Some people are exempt from wearing face coverings, but campaigners say the rules aren't clear enough. (Posed by model, Getty Images)
Some people are exempt from wearing face coverings, but campaigners say the rules aren't clear enough. (Posed by model, Getty Images)

Invisible exemptions

Fallows is calling for a public awareness campaign regarding the exemptions to face mask rules, particularly for those who suffer from an “invisible” condition.

“If you actually look at the government list so many of the exemptions apply to something, which would not be obvious to the general public,” she explains.

She has joined forces with seven mental-health and disability charities, including Mind, Sense, Alzheimer's UK and Disability Rights UK, in sending a letter to public health minister Jo Churchill, disability minister Justin Tomlinson and former disability minister Penny Mordaunt urging the government to take action.

Fallows also wants the government to consider backing the Hidden Disabilities charity’s sunflower lanyard, which is already being used to identify those exempt from wearing a covering and is widely recognised.

The hope is that if the scheme is backed by the government it will add an extra layer of protection for those who are exempt.

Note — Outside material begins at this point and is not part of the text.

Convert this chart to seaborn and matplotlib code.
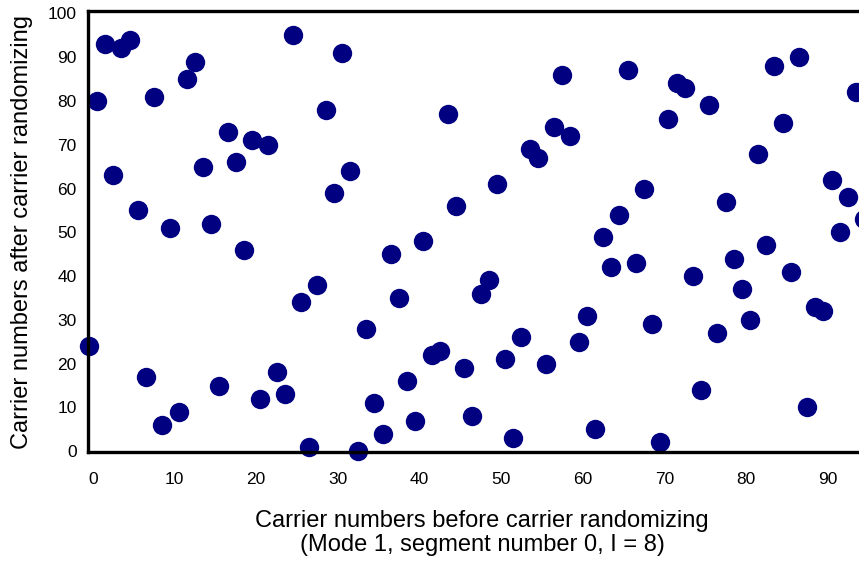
"""
Carrier randomizing map: carrier index before vs after randomizing.
"""
import matplotlib
matplotlib.use("Agg")
import matplotlib.pyplot as plt
import seaborn as sns
import numpy as np
import pandas as pd

# carrier numbers after randomizing, read left to right off the chart
after = [24, 80, 93, 63, 92, 94, 55, 17, 81, 6, 51, 9, 85, 89, 65, 52, 15, 73,
         66, 46, 71, 12, 70, 18, 13, 95, 34, 1, 38, 78, 59, 91, 64, 0, 28, 11,
         4, 45, 35, 16, 7, 48, 22, 23, 77, 56, 19, 8, 36, 39, 61, 21, 3, 26,
         69, 67, 20, 74, 86, 72, 25, 31, 5, 49, 42, 54, 87, 43, 60, 29, 2, 76,
         84, 83, 40, 14, 79, 27, 57, 44, 37, 30, 68, 47, 88, 75, 41, 90, 10,
         33, 32, 62, 50, 58, 82, 53]
before = np.arange(len(after)) - 0.5

xticks = [0, 10, 20, 30, 40, 50, 60, 70, 80, 90]
yticks = [0, 10, 20, 30, 40, 50, 60, 70, 80, 90, 100]

sns.set_theme(style="white")
plt.rcParams['font.family'] = ['Liberation Sans', 'DejaVu Sans']

df = pd.DataFrame({"before": before, "after": after})

fig = plt.figure(figsize=(8.59, 5.63), dpi=100)
ax = fig.add_axes([0.1024, 0.197, 0.918, 0.783])

sns.scatterplot(data=df, x="before", y="after", ax=ax, s=195,
                color="#000080", edgecolor="#000080", linewidth=0, clip_on=False)

ax.set_xlim(-0.6, 96)
ax.set_ylim(-0.2, 100.5)
ax.set_xticks(xticks)
ax.set_yticks(yticks)
ax.tick_params(axis="x", length=0, pad=14, labelsize=12.5, colors="black")
ax.tick_params(axis="y", length=0, pad=8, labelsize=12.5, colors="black")

for sp in ax.spines.values():
    sp.set_color("black")
    sp.set_linewidth(2.4)

ax.set_xlabel("Carrier numbers before carrier randomizing\n(Mode 1, segment number 0, I = 8)",
              fontsize=17, labelpad=17, linespacing=1.1, color="black")
ax.set_ylabel("Carrier numbers after carrier randomizing",
              fontsize=17, labelpad=11, color="black")
ax.grid(False)

fig.savefig("out.png", dpi=100)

“For the people who feel comfortable enough to wear [a lanyard], we are hoping that people will be less likely to challenge them for not wearing a covering,” she explains.

But, as Fallows also points out, a badge “is no substitute for greater public understanding” of why people might not be able to wear face coverings and that this reason may be invisible.

“It wouldn’t take much, you would think, for every single interview that the government gives talking about extra restrictions such as face masks to also add, ‘apart from those that are exempt’. But that message is just not getting out there,” she says.

“And the list [of exemptions] on the government website is just not enough. We’ve got tonnes of people coming forward saying ‘this is an issue for me’ and it is causing so much suffering.”

Fallows says people who do not wear a covering through choice do a “genuine disservice” to those who aren’t able to wear one and are exempt.

She may be exempt from wearing a mask, but that doesn’t mean she is an anti-masker, as some people have wrongly assumed.

“I have no political stance, I’m not a doctor, I’m not a scientist, I’m not informed on that. As far as I'm concerned if the government says you should wear a mask you should wear one, unless you are exempt,” she explains.

“But the point is that these exemptions do exist, the government has recognised it. So it's not that we're going against policy we are completely in line with it, we just want them to be more vocal. And for people to respect it.”